We have created a society where people live regimented lives, doing what they are told, choosing from choices given to them, learning that nothing matters more than popularity, and constantly under supervision or at the beck and call of their teachers, bosses, and other lords and masters (including their parents; sorry parents).
This is not a society that makes people happy. There is good reason to believe (Diener) that rates of depression are about ten times higher than they were one hundred years ago. But more to the point, it is a society that creates people with the type of character that does not produce better futures, because they are conditioned to choose only from what is offered them, to sit down, shut up, and do what they are told, and to play popularity games. If you don’t, well, no good job for you, or no job at all, and in this society having very little money is very unpleasant. We do not think up our own options, create our own politics, choose options outside of the limited ones offered by our lords and masters.

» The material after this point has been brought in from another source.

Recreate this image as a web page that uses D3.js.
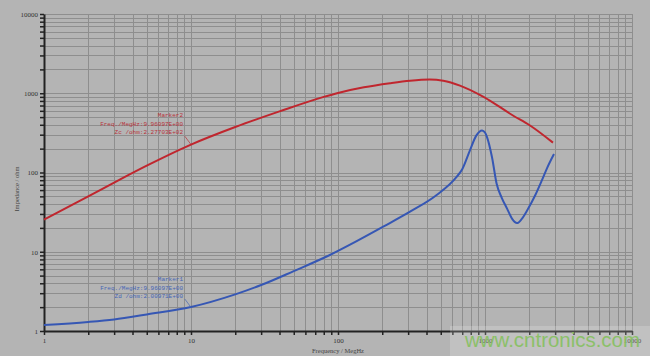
<!DOCTYPE html>
<html><head><meta charset="utf-8">
<script src="https://cdn.jsdelivr.net/npm/d3@7"></script>
<style>html,body{margin:0;padding:0;background:#b4b4b4;}svg{display:block;}</style>
</head><body>
<svg id="chart" width="650" height="356"></svg>
<script>
// Data
const decadeTicks = [1, 10, 100, 1000, 10000];
const tickLabels = ["1", "10", "100", "1000", "10000"];
const redFreq = [1, 2, 3.3, 5, 10, 20, 40, 80, 100, 150, 226, 309, 420, 520, 676, 970, 1550, 2025, 2900];
const redZ    = [25.5, 50, 82, 122, 225, 375, 590, 900, 1010, 1190, 1340, 1440, 1490, 1440, 1250, 908, 524, 392, 238];
const blueFreq = [1, 2, 3, 5, 10, 20, 30, 50, 88, 134, 203, 309, 469, 641, 700, 791, 870, 955, 1000, 1032, 1116, 1200, 1300, 1413, 1530, 1650, 1780, 1930, 2200, 2440, 2640, 2946];
const blueZ    = [1.19, 1.3, 1.4, 1.62, 2.01, 2.9, 3.8, 5.7, 9.1, 13.6, 20.7, 32, 52, 88, 110, 192, 290, 340, 320, 280, 156, 72, 48, 35, 26, 23, 26, 33, 52, 80, 113, 171];
const marker2Lines = ["Marker2", "Freq./MegHz:9.96097E+00", "Zc  /ohm:2.27703E+02"];
const marker1Lines = ["Marker1", "Freq./MegHz:9.96097E+00", "Zd  /ohm:2.00971E+00"];
const marker2 = [9.96097, 227.703];
const marker1 = [9.96097, 2.00971];

const svg = d3.select("#chart");
svg.append("rect").attr("width", 650).attr("height", 356).attr("fill", "#b4b4b4");

const x = d3.scaleLog().domain([1, 10000]).range([44, 632]);
const y = d3.scaleLog().domain([1, 10000]).range([331, 14]);

const allTicks = [];
decadeTicks.slice(0, 4).forEach(d => { for (let m = 1; m <= 9; m++) allTicks.push(d * m); });
allTicks.push(10000);

// grid
const grid = svg.append("g").attr("stroke", "#8e8e8e").attr("stroke-width", 1).attr("shape-rendering", "crispEdges");
allTicks.forEach(v => {
  grid.append("line").attr("x1", Math.round(x(v)) + 0.5).attr("x2", Math.round(x(v)) + 0.5).attr("y1", y(10000)).attr("y2", y(1));
  grid.append("line").attr("y1", Math.round(y(v)) + 0.5).attr("y2", Math.round(y(v)) + 0.5).attr("x1", x(1)).attr("x2", x(10000));
});

const fmt = v => { const i = decadeTicks.indexOf(v); return i >= 0 ? tickLabels[i] : ""; };

const yAxis = d3.axisLeft(y).tickValues(allTicks).tickFormat(fmt).tickSize(4).tickSizeOuter(0).tickPadding(2);
const gy = svg.append("g").attr("transform", "translate(44,0)").call(yAxis);
const xAxis = d3.axisBottom(x).tickValues(allTicks).tickFormat(fmt).tickSize(4).tickSizeOuter(0).tickPadding(3);
const gx = svg.append("g").attr("transform", "translate(0,331)").call(xAxis);
[gx, gy].forEach(g => {
  g.select(".domain").attr("stroke", "#222").attr("stroke-width", 2);
  g.selectAll(".tick line").attr("stroke", "#222").attr("stroke-width", 1.5);
  g.selectAll(".tick text").attr("fill", "#333").style("font-family", "Liberation Serif").style("font-size", "7px");
});

// axis titles
svg.append("text").attr("transform", "translate(19,189) rotate(-90)").attr("text-anchor", "middle")
  .style("font-family", "Liberation Serif").style("font-size", "6.5px").attr("fill", "#444").text("Impedance / ohm");
svg.append("text").attr("x", 338).attr("y", 352.5).attr("text-anchor", "middle")
  .style("font-family", "Liberation Serif").style("font-size", "6.5px").attr("fill", "#444").text("Frequency / MegHz");

// curves
const line = d3.line().x(d => x(d[0])).y(d => y(d[1])).curve(d3.curveMonotoneX);
svg.append("path").datum(redFreq.map((f, i) => [f, redZ[i]])).attr("d", line)
  .attr("fill", "none").attr("stroke", "#c0262e").attr("stroke-width", 2);
svg.append("path").datum(blueFreq.map((f, i) => [f, blueZ[i]])).attr("d", line)
  .attr("fill", "none").attr("stroke", "#3657b4").attr("stroke-width", 2);

// marker labels
function markerLabel(lines, pt, color, baseY) {
  const px = x(pt[0]), py = y(pt[1]);
  const g = svg.append("g");
  lines.forEach((t, i) => {
    g.append("text").attr("x", 183).attr("y", baseY + i * 8.5).attr("text-anchor", "end")
      .style("font-family", "Liberation Mono").style("font-size", "6px").attr("fill", color).text(t);
  });
  g.append("line").attr("x1", px - 6).attr("y1", py - 8).attr("x2", px).attr("y2", py)
    .attr("stroke", color).attr("stroke-width", 0.7);
}
markerLabel(marker2Lines, marker2, "#b8323a", 117);
markerLabel(marker1Lines, marker1, "#4565b5", 281);

// watermark
svg.append("rect").attr("x", 450).attr("y", 326).attr("width", 200).attr("height", 30).attr("fill", "#ffffff").attr("opacity", 0.18);
svg.append("text").attr("x", 465).attr("y", 347).attr("textLength", 175).attr("lengthAdjust", "spacingAndGlyphs")
  .style("font-family", "Liberation Sans").style("font-size", "20px").attr("fill", "#86c060").attr("opacity", 0.9).text("www.cntronics.com");
</script>
</body></html>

We have been created this way, conditioned this way, trained this way, by the everyday experience of our lives, starting from a very young age. To be sure, this is far from the only reason our societies are dysfunctional and careening from disaster to disaster; there are very real material constraints on what people can do in this society, largely through control of who is given money and credit, but it is a major reason for our problems. We have been shaped into people our lords and masters sincerely hope are not fitted to freedom, not able to make choices outside what they offer, not able to challenge them effectively, and well suited to the trivial jobs they want us to perform, mostly by fighting over which billionaire is the richest.
If you want a free people, you must free your minds, but free minds come from the exercise of practical everyday freedom.